Tal argumento só foi definitivamente repelido pelo Supremo Tribunal Federal em 2021, não porque fosse juridicamente absurdo desde o início — o que sempre foi —, mas porque se reconheceu, tardiamente, que a tese produzia revitimização, perpetuando a violência contra a mulher até depois de sua morte. Era a institucionalização de uma cultura que culpabilizava a vítima e romantizava a agressão como ato justificável.
A decisão que impede a vítima de frequentar espaços públicos segue essa mesma trilha simbólica: desloca para a mulher o ônus da violência sofrida. Ela deve se afastar, ela deve se recolher, ela deve se limitar — enquanto o agressor permanece no exercício pleno de suas funções. A Justiça, nesse movimento, deixa de ser instrumento de proteção e transforma-se em agente produtor de nova camada de violência, agora com chancela estatal.
Esse raciocínio também se aproxima de outro fenômeno crescente: decisões judiciais que proíbem mulheres de falar publicamente sobre as violências que sofreram, sob pena de multa. A justificativa costuma ser a “proteção da honra” do agressor em detrimento à liberdade de expressão da vítima em contar a sua própria história (com todos os possíveis reflexos pelo abuso, inclusive de responder criminalmente pelos excessos). O efeito é perverso: impede a denúncia, restringe a liberdade de expressão, opera a censura prévia e confina a mulher ao silêncio, reforçando a mesma estrutura que historicamente permitiu que agressões fossem invisibilizadas.
Embora o Brasil possua ampla legislação protetiva — Lei Maria da Penha (Lei 11.340/2006), Lei 14.192/2021 (violência política de gênero), Lei do Feminicídio (13.104/2015), além de tratados internacionais como a Convenção de Belém do Pará, a Cedsaw e o Pacto de San José da Costa Rica — sua aplicação continua marcada por vieses estruturais. Quando a balança da justiça recai sobre mulheres, o peso de seus direitos parece mais leve; quando recai sobre homens, especialmente ocupantes de posições de poder, o peso da proteção estatal se intensifica.

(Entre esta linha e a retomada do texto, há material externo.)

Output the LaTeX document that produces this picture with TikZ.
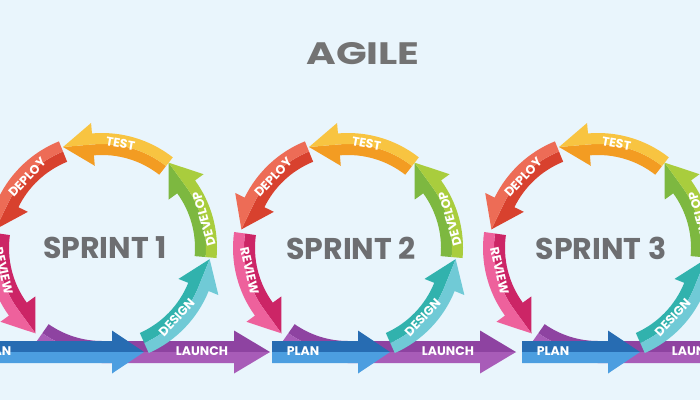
\documentclass[tikz,border=0pt]{standalone}
\usepackage{fontspec}
\setmainfont{Poppins}[BoldFont={Poppins Bold}]
\usetikzlibrary{calc}
\definecolor{bg}{HTML}{E9F5FC}
\definecolor{titlegray}{HTML}{737373}
\definecolor{sprintgray}{HTML}{6D6E71}
\definecolor{testL}{HTML}{F8C441}
\definecolor{testD}{HTML}{F39C22}
\definecolor{deployL}{HTML}{ED6C56}
\definecolor{deployD}{HTML}{D8412E}
\definecolor{reviewL}{HTML}{EE619C}
\definecolor{reviewD}{HTML}{CC2566}
\definecolor{developL}{HTML}{A9CD3D}
\definecolor{developD}{HTML}{7DB840}
\definecolor{designL}{HTML}{70CAD6}
\definecolor{designD}{HTML}{31B2AD}
\definecolor{planL}{HTML}{4C9EE0}
\definecolor{planD}{HTML}{276CB2}
\definecolor{launchL}{HTML}{A85CB8}
\definecolor{launchD}{HTML}{8E43A1}
% #1 tail angle, #2 head base angle, #3 light colour, #4 dark colour
\newcommand\ringarrow[4]{%
  \fill[#4] (#1:93) arc[start angle=#1, end angle=#2, radius=93] -- (#2:82.5)
    -- ({104*cos(#2)-30*sin(#2)},{104*sin(#2)+30*cos(#2)}) -- (#2:104)
    arc[start angle=#2, end angle=#1, radius=104] -- cycle;
  \fill[#3] (#1:104) arc[start angle=#1, end angle=#2, radius=104]
    -- ({104*cos(#2)-30*sin(#2)},{104*sin(#2)+30*cos(#2)}) -- (#2:125.5) -- (#2:115)
    arc[start angle=#2, end angle=#1, radius=115] -- cycle;
}
\newcommand\sprint[4]{% #1 centre x, #2 plan start (relative), #3 number, #4 plan label x (relative)
  \begin{scope}[shift={(#1,152)}]
    % launch: curved tail then straight
    \fill[launchD] (235:93) arc[start angle=235, end angle=270, radius=93]
      -- (132,-93) -- (132,-82.5) -- (168,-104) -- (132,-104) -- (0,-104)
      arc[start angle=270, end angle=235, radius=104] -- cycle;
    \fill[launchL] (235:104) arc[start angle=235, end angle=270, radius=104]
      -- (132,-104) -- (168,-104) -- (132,-125.5) -- (132,-115) -- (0,-115)
      arc[start angle=270, end angle=235, radius=115] -- cycle;
    % plan
    \fill[planD] (#2,-93) -- (10,-93) -- (10,-82.5) -- (42,-104) -- (#2,-104) -- cycle;
    \fill[planL] (#2,-104) -- (42,-104) -- (10,-125.5) -- (10,-115) -- (#2,-115) -- cycle;
    % ring
    \ringarrow{-66}{-22}{designL}{designD}
    \ringarrow{-5}{36}{developL}{developD}
    \ringarrow{52}{95}{testL}{testD}
    \ringarrow{112}{154}{deployL}{deployD}
    \ringarrow{172}{216}{reviewL}{reviewD}
    % labels
    \node[lbl, rotate=-10] (test#3) at (80:106) {TEST};
    \node[lbl, rotate=46.6] (deploy#3) at (136.6:103) {DEPLOY};
    \node[lbl, rotate=-77] (review#3) at (-167:101) {REVIEW};
    \node[lbl, rotate=106] (develop#3) at (16:106) {DEVELOP};
    \node[lbl, rotate=47] (design#3) at (-43:102) {DESIGN};
    \node[lbl] (plan#3) at (#4,-103) {PLAN};
    \node[lbl] (launch#3) at (100,-103) {LAUNCH};
    \node[sprintlbl] (sprint#3) at (3,0) {SPRINT #3};
  \end{scope}
}
\tikzset{
  lbl/.style={text=white, inner sep=0pt, font=\bfseries\fontsize{12.5}{13}\selectfont},
  sprintlbl/.style={text=sprintgray, inner sep=0pt, font=\bfseries\fontsize{30}{30}\selectfont},
}
\begin{document}
\begin{tikzpicture}[x=1pt,y=1pt]
  \useasboundingbox (0,0) rectangle (700,400);
  \clip (0,0) rectangle (700,400);
  \fill[bg] (0,0) rectangle (700,400);
  \node[text=titlegray, inner sep=0pt, xscale=1.3, font=\bfseries\fontsize{31}{31}\selectfont] (title) at (363,346) {AGILE};
  \sprint{102}{-150}{1}{-107}
  \sprint{348}{-76}{2}{-45}
  \sprint{598}{-76}{3}{-45}
\end{tikzpicture}
\end{document}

Esse descompasso revela que, apesar dos avanços normativos, a prática judicial ainda carrega resquícios de uma cultura que naturaliza a desigualdade de gênero. Quando uma decisão restringe a vítima, silencia sua voz ou limita sua atuação enquanto protege — direta ou indiretamente — o agressor, ou ainda valora com mais ênfase princípios jurídicos que se amoldam às teses masculinas estamos diante de violência institucional, violência processual e quiçá revitimização com apoio estatal.
Reconhecer a existência desses mecanismos é fundamental para superá-los. O Estado não pode ser agente de reprodução da violência que se propõe a combater. Enquanto decisões judiciais ainda impuserem às mulheres o preço da agressão que sofreram, a promessa de igualdade material permanecerá incompleta — e a justiça continuará pendendo, perigosamente, para o lado historicamente opressor da nossa existência.